Charting a course down an unknown road
Examining history is the first step to forecasting the future when it comes to managing financial risk, says Waterloo professor.
Examining history is the first step to forecasting the future when it comes to managing financial risk, says Waterloo professor.
By By Dave Pink Communications and Public AffairsTony Wirjanto is an expert in using mathematics and statistics to model, measure and forecast financial risk. But the professor of statistics and actuarial science admits if you want to know what lies ahead for the economy - look back.
“I always start with a healthy dose of history,” says Wirjanto, who also has a joint appointment with the School of Accounting and Finance.
He credits U.S. Federal Reserve chairman Ben Bernanke with saving the world from financial “depression” during the recent economic meltdown. Bernanke, Wirjanto points out, had studied the history of the Great Depression and was able to sidestep many of the mistakes made in the 1930’s.
“We’ve come up with a lot of measurements for risk, but, to this date, we don’t really know how good they are in real time. The most we can do, often, is to use the past to predict the future,” says Wirjanto.
Wirjanto has devoted his academic career to the study of volatility modeling and forecasting of financial risk . “The truth of the matter is that we still know very little about what causes systemic risk - a failure of the entire system - and how to measure this,” he concedes. “Risk is random.”
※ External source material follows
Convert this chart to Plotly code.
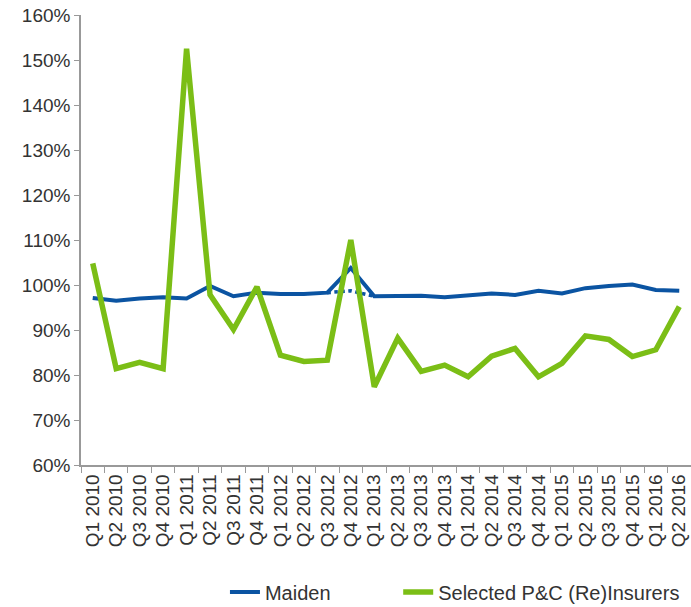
import plotly.graph_objects as go

quarters = ["Q1 2010","Q2 2010","Q3 2010","Q4 2010","Q1 2011","Q2 2011","Q3 2011","Q4 2011",
            "Q1 2012","Q2 2012","Q3 2012","Q4 2012","Q1 2013","Q2 2013","Q3 2013","Q4 2013",
            "Q1 2014","Q2 2014","Q3 2014","Q4 2014","Q1 2015","Q2 2015","Q3 2015","Q4 2015",
            "Q1 2016","Q2 2016"]
maiden = [97.1, 96.5, 97.0, 97.3, 97.0, 99.8, 97.5, 98.3, 98.0, 98.0, 98.3, 103.8, 97.5,
          97.6, 97.6, 97.3, 97.8, 98.1, 97.8, 98.7, 98.1, 99.3, 99.8, 100.1, 98.9, 98.7]
selected = [104.8, 81.4, 82.8, 81.4, 152.5, 97.8, 90.1, 99.6, 84.4, 83.0, 83.3, 110.0, 77.4,
            88.2, 80.8, 82.2, 79.6, 84.2, 85.9, 79.6, 82.6, 88.7, 87.9, 84.1, 85.6, 95.2]
dotted_q = ["Q3 2012", "Q4 2012", "Q1 2013"]
dotted_v = [98.3, 98.7, 97.5]
y_ticks = [60, 70, 80, 90, 100, 110, 120, 130, 140, 150, 160]

BLUE = "#0B54A2"
GREEN = "#7BBE16"
FONT = "Liberation Sans, Arial, sans-serif"

fig = go.Figure()
fig.add_trace(go.Scatter(x=quarters, y=maiden, mode="lines", name="Maiden",
                         line=dict(color=BLUE, width=4), legend="legend"))
fig.add_trace(go.Scatter(x=dotted_q, y=dotted_v, mode="lines", showlegend=False,
                         line=dict(color=BLUE, width=3.5, dash="dot")))
fig.add_trace(go.Scatter(x=quarters, y=selected, mode="lines", name="Selected P&C (Re)Insurers",
                         line=dict(color=GREEN, width=5.5), legend="legend2"))

leg_common = dict(orientation="h", xanchor="left", y=-0.282, yanchor="middle",
                  font=dict(size=20, color="#333333"), bgcolor="rgba(0,0,0,0)")

fig.update_layout(
    width=691, height=607,
    margin=dict(l=81, r=0, t=15, b=142, autoexpand=False),
    paper_bgcolor="white", plot_bgcolor="white",
    font=dict(family=FONT, size=19, color="#333333"),
    showlegend=True,
    legend=dict(x=0.236, **leg_common),
    legend2=dict(x=0.52, **leg_common),
    xaxis=dict(type="category", range=[-0.5, 25.5], tickangle=-90, showgrid=False,
               tickmode="array", tickvals=quarters, ticktext=quarters,
               showline=True, linecolor="#999999", linewidth=1.5,
               ticks="outside", tickson="boundaries", ticklen=6, tickcolor="#999999",
               tickfont=dict(size=19)),
    yaxis=dict(range=[60, 160], tickvals=y_ticks, ticktext=[f"{v}%" for v in y_ticks],
               showgrid=False, zeroline=False, showline=True, linecolor="#999999", linewidth=1.5,
               ticks="outside", ticklen=5, tickcolor="#999999", tickfont=dict(size=19)),
)
fig.write_html("out.html")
Wirjanto works with graduate students in both the Department of Statistics & Actuarial Science and the School of Accounting and Finance. He completed his undergraduate work in electrical engineering in Germany. He went on to earn a PhD in mathematics at Stanford University, and another doctorate in econometrics at Queen’s University
“The challenge to people like me is to operate in real time, but there are complications. New crises tend to take different shapes and forms, and the risk categories studied in academic world tend to show up in a rather intertwined manner in practice,” he says — as in Japan, where they were recovering from a decade of economic setbacks when the 2011 tsunami struck.
Potential financial, or, for that matter, natural, disasters simply are difficult to be factored into a “neat mathematical model” as much as we want it to be, says Wirjanto.
“We often base our forecasts of an impending crisis on a set of past tranquil market conditions. How credible can it be? A crisis, if erupted, tends to be caused by conditions we have missed in our model. I think that what we need is a little bit of a holistic or an integrated approach when it comes to modeling, measuring and forcasting financial risks in real time. That’s more easily said than done.”